In the center, a small vessel floats on the shimmering surface, its glass dome reflecting the sky, an enigma caught between the depths and the heavens. It appears untouched by time, as if waiting, as if it has always been there. Beneath the surface, the riverbed reveals hidden patterns—shifting hues of green and gold ripple across the sand, forming an ephemeral path that suggests something ancient, something unseen guiding the current.
The colors in this piece are deliberately ethereal, merging Monet’s soft pastels with luminous, surreal contrasts. The water glows in shades of emerald and amber, the sky swirls with fiery oranges and delicate purples, and the whale’s form is bathed in the warm radiance of the sun’s embrace. The composition is not confined to realism; instead, it expands into the realm of imagination, where the elements—air, water, and earth—blur together in a silent conversation.

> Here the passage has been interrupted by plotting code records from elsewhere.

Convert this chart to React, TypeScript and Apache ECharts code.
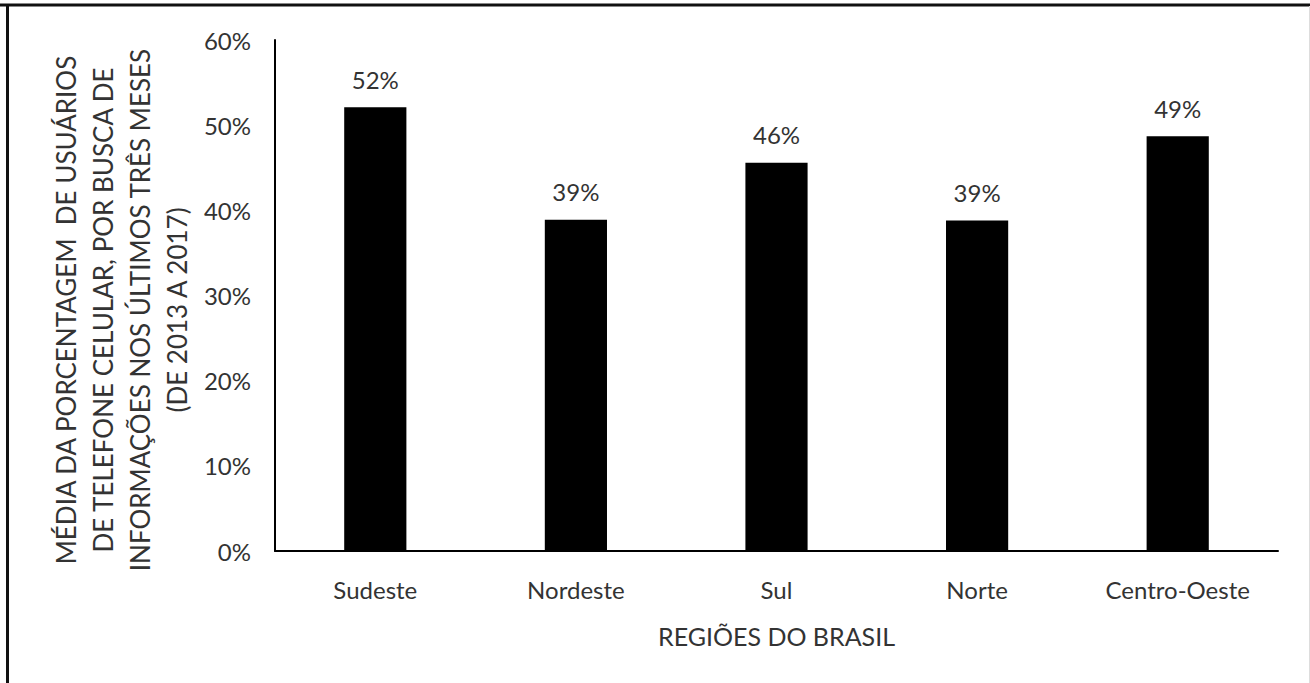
import React, { useEffect, useRef } from "react";
import * as echarts from "echarts";

// Regions and mean share of phone users searching for information (%)
const regions = ["Sudeste", "Nordeste", "Sul", "Norte", "Centro-Oeste"];
const shares = [52.1, 38.9, 45.6, 38.8, 48.7];
const yTicks = [0, 10, 20, 30, 40, 50, 60];

const yTitleLines = [
  "MÉDIA DA PORCENTAGEM  DE USUÁRIOS",
  "DE TELEFONE CELULAR, POR BUSCA DE",
  "INFORMAÇÕES NOS ÚLTIMOS TRÊS MESES",
  "(DE 2013 A 2017)",
];
const xTitle = "REGIÕES DO BRASIL";

const FONT = "Lato, 'Open Sans', sans-serif";
const TEXT = "#333333";

export default function App() {
  const ref = useRef<HTMLDivElement>(null);

  useEffect(() => {
    if (!ref.current) return;
    const chart = echarts.init(ref.current, undefined, { renderer: "svg" });
    chart.setOption({
      animation: false,
      backgroundColor: "#ffffff",
      textStyle: { fontFamily: FONT },
      grid: { left: 275, right: 32, top: 40, bottom: 132, containLabel: false },
      xAxis: {
        type: "category",
        data: regions,
        axisLine: { lineStyle: { color: "#000", width: 2 } },
        axisTick: { show: false },
        axisLabel: { color: TEXT, fontSize: 24, margin: 26, fontFamily: FONT },
        name: xTitle,
        nameLocation: "middle",
        nameGap: 72,
        nameTextStyle: { color: TEXT, fontSize: 25, fontFamily: FONT },
      },
      yAxis: {
        type: "value",
        min: yTicks[0],
        max: yTicks[yTicks.length - 1],
        interval: 10,
        axisLine: { show: true, lineStyle: { color: "#000", width: 2 } },
        axisTick: { show: false },
        splitLine: { show: false },
        axisLabel: {
          color: TEXT,
          fontSize: 24,
          margin: 24,
          fontFamily: FONT,
          formatter: (v: number) => `${v}%`,
        },
      },
      series: [
        {
          type: "bar",
          data: shares,
          barWidth: "31%",
          itemStyle: { color: "#000000" },
          label: {
            show: true,
            position: "top",
            distance: 16,
            color: TEXT,
            fontSize: 24,
            fontFamily: FONT,
            formatter: (p: any) => `${Math.round(p.value)}%`,
          },
        },
      ],
      graphic: [
        {
          type: "text",
          x: 121,
          y: 310,
          rotation: Math.PI / 2,
          style: {
            text: yTitleLines.join("\n"),
            fill: TEXT,
            font: `26px ${FONT}`,
            lineHeight: 37,
            align: "center",
            verticalAlign: "middle",
          },
        },
        {
          type: "line",
          shape: { x1: 0, y1: 5, x2: 1310, y2: 5 },
          style: { stroke: "#111", lineWidth: 3 },
        },
        {
          type: "line",
          shape: { x1: 7.5, y1: 4, x2: 7.5, y2: 683 },
          style: { stroke: "#111", lineWidth: 3 },
        },
        {
          type: "line",
          shape: { x1: 1309.5, y1: 6, x2: 1309.5, y2: 683 },
          style: { stroke: "#dddddd", lineWidth: 1 },
        },
      ],
    });
    return () => chart.dispose();
  }, []);

  return (
    <div
      ref={ref}
      style={{ position: "fixed", left: 0, top: 0, width: 1310, height: 683 }}
    />
  );
}
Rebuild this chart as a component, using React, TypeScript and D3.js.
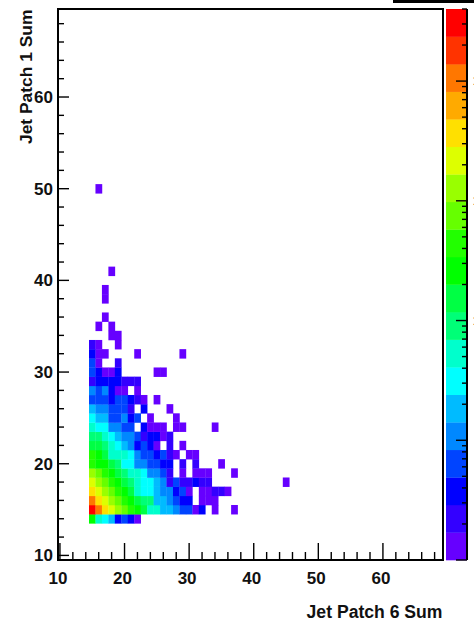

As an artist, my intention with this piece was to explore the idea of transcendence, of nature moving beyond its boundaries, of the tide revealing more than just sand and stone. Monet painted the low tide as a moment of transition, where the landscape was neither fully land nor fully sea, but something in between. Here, that liminality extends further—the ocean does not merely retreat, it lifts, carrying its spirit into the sky. The whale, a guardian of deep waters, no longer belongs to the sea alone. It rises, weightless, a symbol of passage, of crossing thresholds, of leaving behind what was once believed to be fixed.
The small vessel in the distance is another mystery. It does not sink, nor does it move forward—it simply exists, floating on the stillness of this dreamlike tide. Is it waiting? Is it searching? Is it carrying someone who has already crossed into the unknown? The ocean floor beneath it glows like an unspoken message, hinting at unseen forces that shape the world in ways beyond understanding.
This piece is not just about water, nor just about sky—it is about movement, about the way reality shifts when seen through the lens of wonder. Through this composition, I wanted to evoke the feeling of standing at the shore, watching the tide withdraw, and sensing that something unseen has been revealed—not just sand, not just reflection, but a glimpse into something larger, something timeless, something that has always been waiting beneath the surface.